During the last phase of Nilsson’s reconstruction, he spent hours contemplating, and attempting to capture, the young girl’s presence half a millennium after her death. The result is both unsettlingly realistic and jarringly personal. “She was an individual,” the forensic reconstructionist says. “She must have understood her life would end on the mountaintop in a couple of weeks. We can only hope that she believed in the afterworld herself.”

For Reinhard, the Ice Maiden’s story came full circle when he finally saw the face of the girl he carried down the mountain on his back decades ago. “It brings her back to life,” he says. The reconstruction focuses as much on her culture and daily life as on her violent death.

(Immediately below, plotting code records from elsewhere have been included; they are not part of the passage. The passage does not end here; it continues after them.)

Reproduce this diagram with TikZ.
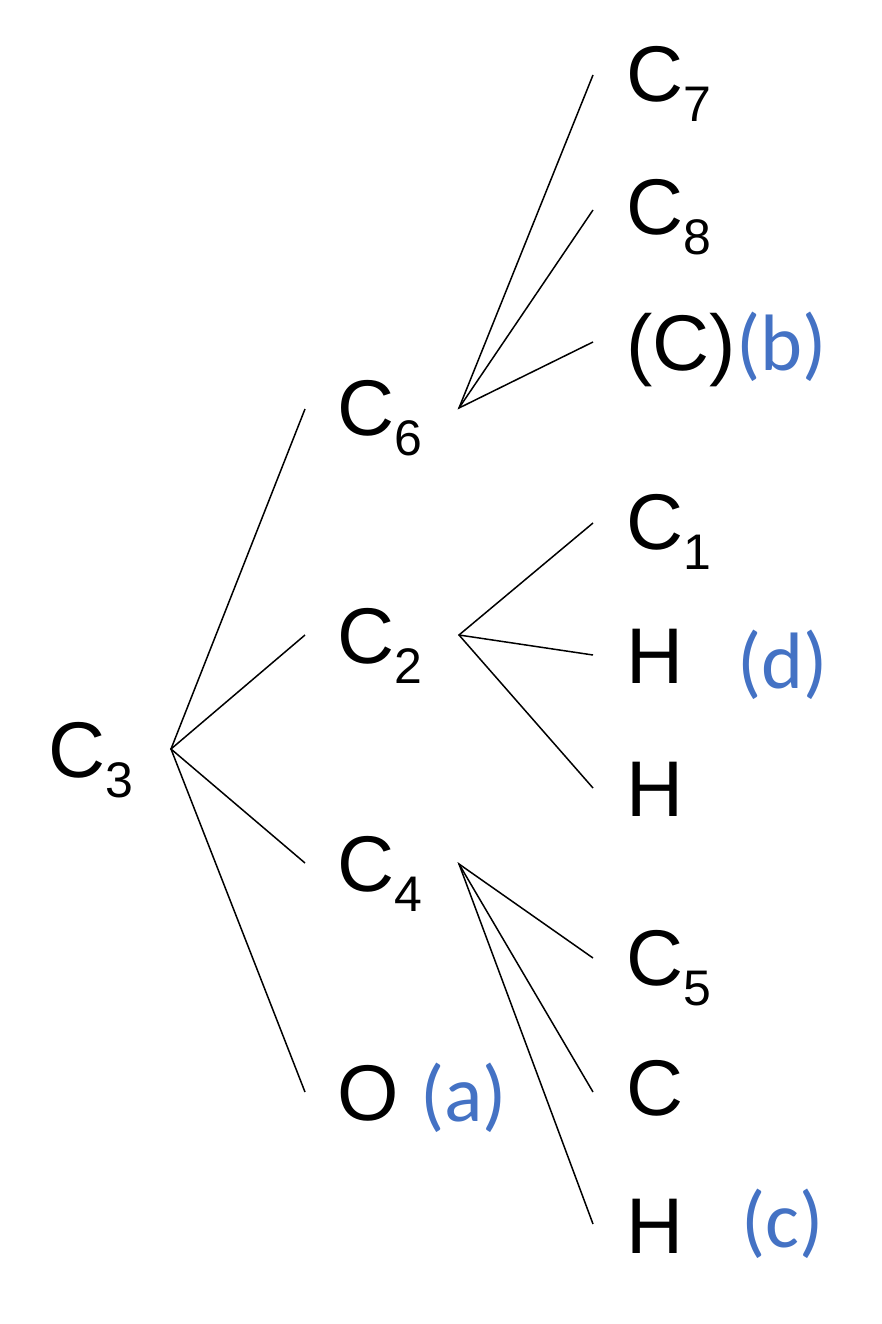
\documentclass[tikz,border=0pt]{standalone}
\usepackage{fontspec}
\setmainfont{Liberation Sans}
\newfontfamily\lblfont{Carlito}
\definecolor{lblblue}{HTML}{4472C4}
\newcommand{\sbs}[1]{\raisebox{-20pt}{\fontsize{50pt}{50pt}\selectfont #1}}
\begin{document}
\begin{tikzpicture}[x=1pt,y=-1pt,
  atom/.style={anchor=base west,inner sep=0pt,font=\fontsize{79pt}{79pt}\selectfont},
  lbl/.style={anchor=base west,inner sep=0pt,text=lblblue,font=\lblfont\fontsize{80pt}{80pt}\selectfont},
  bond/.style={line width=1.5pt}]
\useasboundingbox (0,0) rectangle (882,1324);
% atoms
\node[atom] (c3) at (48,777) {C\sbs{3}};
\node[atom] (c6) at (337,435) {C\sbs{6}};
\node[atom] (c2) at (337,663) {C\sbs{2}};
\node[atom] (c4) at (337,891) {C\sbs{4}};
\node[atom] (o) at (337,1120) {O};
\node[atom] (c7) at (626,102) {C\sbs{7}};
\node[atom] (c8) at (626,235) {C\sbs{8}};
\node[atom] (cc) at (626,370) {(C)};
\node[atom] (c1) at (626,549) {C\sbs{1}};
\node[atom] (h1) at (626,683) {H};
\node[atom] (h2) at (626,816) {H};
\node[atom] (c5) at (626,985) {C\sbs{5}};
\node[atom] (c) at (626,1115) {C};
\node[atom] (h3) at (626,1253) {H};
% labels
\node[lbl] (lb) at (cc.base east) {(b)};
\node[lbl] (ld) at (737,688) {(d)};
\node[lbl] (la) at (420,1121) {(a)};
\node[lbl] (lc) at (741,1247) {(c)};
% junctions and bond ends
\coordinate (j3) at (171,749);
\coordinate (j6) at (459,408);
\coordinate (j2) at (459,635);
\coordinate (j4) at (459,864);
\coordinate (e6) at (305,409);
\coordinate (e2) at (305,635);
\coordinate (e4) at (305,863);
\coordinate (eo) at (305,1092);
\coordinate (e7) at (593,75);
\coordinate (e8) at (593,210);
\coordinate (ecc) at (593,342);
\coordinate (e1) at (593,523);
\coordinate (eh1) at (593,655);
\coordinate (eh2) at (593,788);
\coordinate (e5) at (593,958);
\coordinate (ec) at (593,1092);
\coordinate (eh3) at (593,1224);
% bonds
\draw[bond] (e6) -- (j3) -- (eo);
\draw[bond] (e2) -- (j3) -- (e4);
\draw[bond] (e7) -- (j6) -- (ecc);
\draw[bond] (e8) -- (j6);
\draw[bond] (e1) -- (j2) -- (eh2);
\draw[bond] (eh1) -- (j2);
\draw[bond] (e5) -- (j4) -- (eh3);
\draw[bond] (ec) -- (j4);
\end{tikzpicture}
\end{document}
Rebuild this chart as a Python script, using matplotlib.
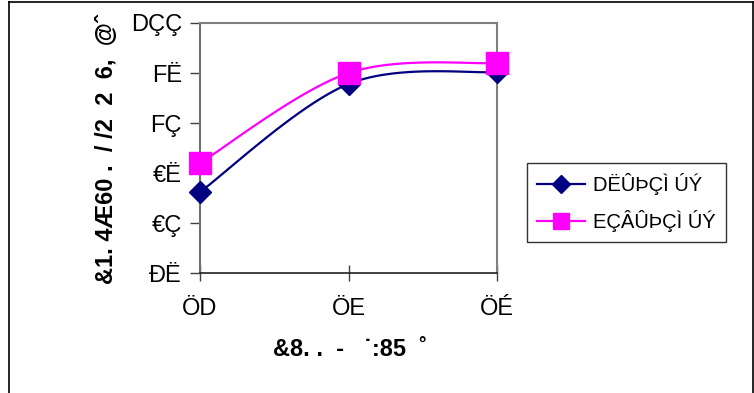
import numpy as np
import matplotlib
matplotlib.use("Agg")
import matplotlib.pyplot as plt
from matplotlib.lines import Line2D

# ---- data ----
categories = ["ÖD", "ÖE", "ÖÉ"]
series_names = ["DËÛÞÇÌ ÚÝ", "EÇÂÛÞÇÌ ÚÝ"]
blue_values = [83.1, 93.9, 95.1]
pink_values = [86.0, 95.0, 96.0]
y_ticks = [75, 80, 85, 90, 95, 100]
y_tick_labels = ["ĐË", "€Ç", "€Ë", "FÇ", "FË", "DÇÇ"]
x_label = "&8. .  -   ˙:85  ˚"
y_label = "&1. 4Æ60 .  / /2  2  6,  @ˆ"

FONT = ["Liberation Sans Narrow", "Liberation Sans", "DejaVu Sans"]
BOLD = ["Liberation Sans", "DejaVu Sans"]


def smooth(xs, ys, n=60):
    """Catmull-Rom style Bezier smoothing (as in spreadsheet smoothed lines)."""
    P = np.column_stack([xs, ys]).astype(float)
    m = len(P)
    out = []
    for i in range(m - 1):
        p0 = P[i]
        p3 = P[i + 1]
        prev = P[i - 1] if i > 0 else P[i]
        nxt = P[i + 2] if i + 2 < m else P[i + 1]
        c1 = p0 + (p3 - prev) / 6.0
        c2 = p3 - (nxt - p0) / 6.0
        t = np.linspace(0, 1, n)[:, None]
        seg = ((1 - t) ** 3) * p0 + 3 * ((1 - t) ** 2) * t * c1 + 3 * (1 - t) * t ** 2 * c2 + t ** 3 * p3
        out.append(seg if i == 0 else seg[1:])
    arr = np.vstack(out)
    return arr[:, 0], arr[:, 1]


W, H = 754, 393
fig = plt.figure(figsize=(W / 100, H / 100), dpi=100)
fig.patch.set_facecolor("white")

ax = fig.add_axes([200 / W, (H - 273) / H, 297 / W, 250 / H])
x = np.arange(len(categories))

blue = "#000080"
pink = "#FF00FF"

bx, by = smooth(x, blue_values)
px, py = smooth(x, pink_values)
ax.plot(bx, by, color=blue, lw=1.6, zorder=3, clip_on=False)
ax.plot(x, blue_values, linestyle="none", marker="D", ms=11, color=blue, zorder=4, clip_on=False)
ax.plot(px, py, color=pink, lw=1.6, zorder=5, clip_on=False)
ax.plot(x, pink_values, linestyle="none", marker="s", ms=16, color=pink, zorder=6, clip_on=False)

ax.set_xlim(0, 2)
ax.set_ylim(75, 100)
ax.set_yticks(y_ticks)
ax.set_yticklabels(y_tick_labels, family=FONT, fontsize=17)
ax.set_xticks(x)
ax.set_xticklabels(categories, family=FONT, fontsize=17)
ax.tick_params(axis="y", direction="out", length=7, width=1, color="#404040", pad=6)
ax.tick_params(axis="x", direction="inout", length=12, width=1, color="#404040", pad=12)

for side in ["top", "right"]:
    ax.spines[side].set_color("#808080")
    ax.spines[side].set_linewidth(1.5)
ax.spines["left"].set_color("#707070")
ax.spines["left"].set_linewidth(1.5)
ax.spines["bottom"].set_color("#202020")
ax.spines["bottom"].set_linewidth(1.2)

fig.text(350 / W, 1 - 350 / H, x_label, ha="center", va="center",
         family=BOLD, fontweight="bold", fontsize=17)
fig.text(107 / W, 1 - 149 / H, y_label, ha="center", va="center", rotation=90,
         family=BOLD, fontweight="bold", fontsize=17)

handles = [
    Line2D([], [], color=blue, lw=1.6, marker="D", ms=9),
    Line2D([], [], color=pink, lw=1.6, marker="s", ms=12),
]
leg = fig.legend(handles, series_names, loc="upper left",
                 bbox_to_anchor=(527 / W, 1 - 163 / H), borderaxespad=0,
                 frameon=True, fancybox=False, edgecolor="#000000",
                 prop={"family": FONT, "size": 14.5}, handlelength=2.4,
                 handletextpad=0.4, labelspacing=0.75, borderpad=0.5)
leg.get_frame().set_linewidth(1.0)

# outer frame
fig.add_artist(Line2D([9 / W, 9 / W], [0, 1 - 2 / H], color="black", lw=1.2, transform=fig.transFigure))
fig.add_artist(Line2D([9 / W, 752.5 / W], [1 - 2 / H, 1 - 2 / H], color="black", lw=1.2, transform=fig.transFigure))
fig.add_artist(Line2D([752.5 / W, 752.5 / W], [0, 1 - 2 / H], color="black", lw=1.2, transform=fig.transFigure))

fig.savefig("out.png", dpi=100)
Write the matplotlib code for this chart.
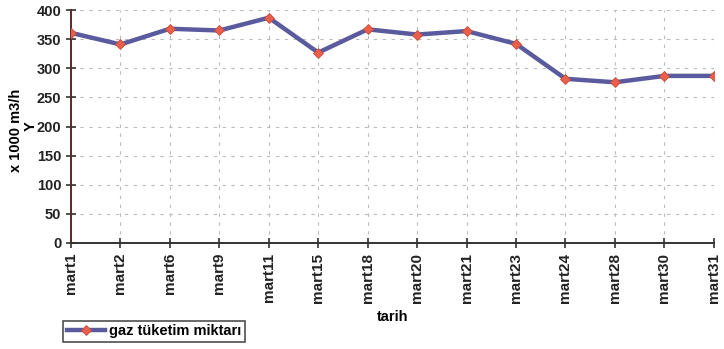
import numpy as np
import matplotlib.pyplot as plt
from matplotlib.ticker import MultipleLocator

days = ["mart1", "mart2", "mart6", "mart9", "mart11", "mart15", "mart18",
        "mart20", "mart21", "mart23", "mart24", "mart28", "mart30", "mart31"]
gas = [361, 341, 368, 365, 387, 327, 367, 358, 364, 342, 282, 276, 287, 287]

plt.rcParams['font.family'] = ['Liberation Sans', 'DejaVu Sans']
plt.rcParams['font.weight'] = 'bold'

fig = plt.figure(figsize=(7.24, 3.49), dpi=100)
ax = fig.add_axes([0.098, 0.304, 0.888, 0.667])

x = np.arange(len(days))
ax.plot(x, gas, color="#5a5a9e", lw=3.2, marker="D", ms=5.5,
        mfc="#e8604c", mec="#c84a3a", mew=0.6, label="gaz tüketim miktarı",
        zorder=3)

ax.set_xlim(0, len(days) - 1)
ax.set_ylim(0, 400)
ax.yaxis.set_major_locator(MultipleLocator(50))
ax.set_xticks(x)
ax.set_xticklabels(days, rotation=90, fontsize=11, fontweight='bold')
for lab in ax.get_yticklabels():
    lab.set_fontsize(10.5)
    lab.set_fontweight('bold')

ax.grid(True, color="#bbbbbb", ls=(0, (3, 5)), lw=0.8)
ax.spines['top'].set_visible(False)
ax.spines['right'].set_visible(False)
ax.spines['left'].set_color("#5a2a2a")
ax.spines['left'].set_linewidth(1.4)
ax.spines['bottom'].set_color("#333333")
ax.spines['bottom'].set_linewidth(1.4)
ax.tick_params(axis='both', direction='inout', length=7, width=1.2, colors="#333333",
               labelcolor="#222222")

ax.set_xlabel("tarih", fontsize=10.5, fontweight='bold', labelpad=5)
fig.text(0.022, 0.625, "x 1000 m3/h", rotation=90, ha='center', va='center',
         fontsize=10.5, fontweight='bold')
fig.text(0.042, 0.64, "Y", rotation=90, ha='center', va='center',
         fontsize=10.5, fontweight='bold')

leg = fig.legend(loc='lower left', bbox_to_anchor=(0.083, 0.012), frameon=True,
                 fancybox=False, edgecolor="#222222", fontsize=10.5,
                 handlelength=2.6, borderpad=0.25, borderaxespad=0.2,
                 handletextpad=0.3)
leg.get_frame().set_linewidth(1.2)

fig.savefig("out.png", dpi=100)
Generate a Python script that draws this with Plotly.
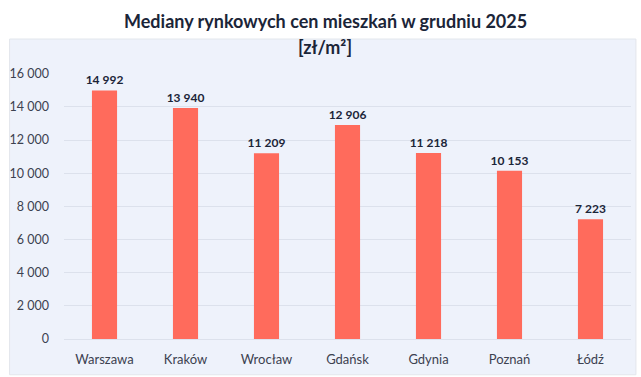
import plotly.graph_objects as go

cities = ["Warszawa", "Kraków", "Wrocław", "Gdańsk", "Gdynia", "Poznań", "Łódź"]
prices = [14992, 13940, 11209, 12906, 11218, 10153, 7223]
y_ticks = [0, 2000, 4000, 6000, 8000, 10000, 12000, 14000, 16000]
title_line1 = "Mediany rynkowych cen mieszkań w grudniu 2025"
title_line2 = "[zł/m²]"

BG = "#EEF2FB"
BAR = "#FF6B5C"
DARK = "#1B2538"

fig = go.Figure(go.Bar(
    x=cities, y=prices,
    marker=dict(color=BAR, line=dict(width=0)),
    texttemplate="%{y:,}", textposition="outside", constraintext="none",
    textfont=dict(family="Lato", size=12, color=DARK, weight="bold"),
    cliponaxis=False, width=0.31, hoverinfo="none",
))

fig.update_layout(
    width=641, height=377,
    margin=dict(l=58, r=10, t=36, b=36),
    paper_bgcolor="white", plot_bgcolor=BG,
    separators=", ",
    showlegend=False,
    font=dict(family="Lato", color="#3C4150"),
    xaxis=dict(showgrid=False, showline=False, ticks="", ticklabelstandoff=11,
               tickfont=dict(size=13, color="#3C4150"), range=[-0.5, 6.5]),
    yaxis=dict(range=[0, 16000], tickvals=y_ticks, tickformat=",", gridcolor="#DCE1EC",
               gridwidth=1, zeroline=True, zerolinecolor="#DCE1EC", zerolinewidth=1,
               showline=False, ticks="", ticklabelstandoff=14,
               tickfont=dict(size=12.5, color="#3C4150"), domain=[0, 267/305]),
    shapes=[dict(type="rect", xref="paper", yref="paper", layer="below",
                 x0=-0.096, x1=1.0087, y0=-0.118, y1=0.99,
                 fillcolor=BG, line=dict(color="#E3E6EC", width=1))],
    annotations=[
        dict(text=title_line1, xref="paper", yref="paper", x=(322-58)/573, y=(341-21)/305,
             xanchor="center", yanchor="middle", showarrow=False,
             font=dict(family="Lato", size=18, color=DARK, weight="bold")),
        dict(text=title_line2, xref="paper", yref="paper", x=(322-58)/573, y=(341-47)/305,
             xanchor="center", yanchor="middle", showarrow=False,
             font=dict(family="Lato", size=18, color=DARK, weight="bold")),
    ],
)

fig.write_html("out.html", post_script="document.body.style.margin='0';",
               config={"displayModeBar": False})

But Nilsson never forgot the way the Ice Maiden died, even as he revived her through his reconstruction. More than anything, he says, he wanted to convey a sense of being frozen—a nod not just to her icy, mummified future but also to a girl teetering on the edge of eternity, though still very much alive.

“She knew she was supposed to smile, to express pride,” he says. “Proud to be chosen. But still very, very afraid.”

Editor's note: This article was originally published on October 24, 2023. It has been updated.

This story appears in the May 2024 issue of National Geographic magazine.

A previous version of this story incorrectly described heart removal as a part of the capacocha ritual.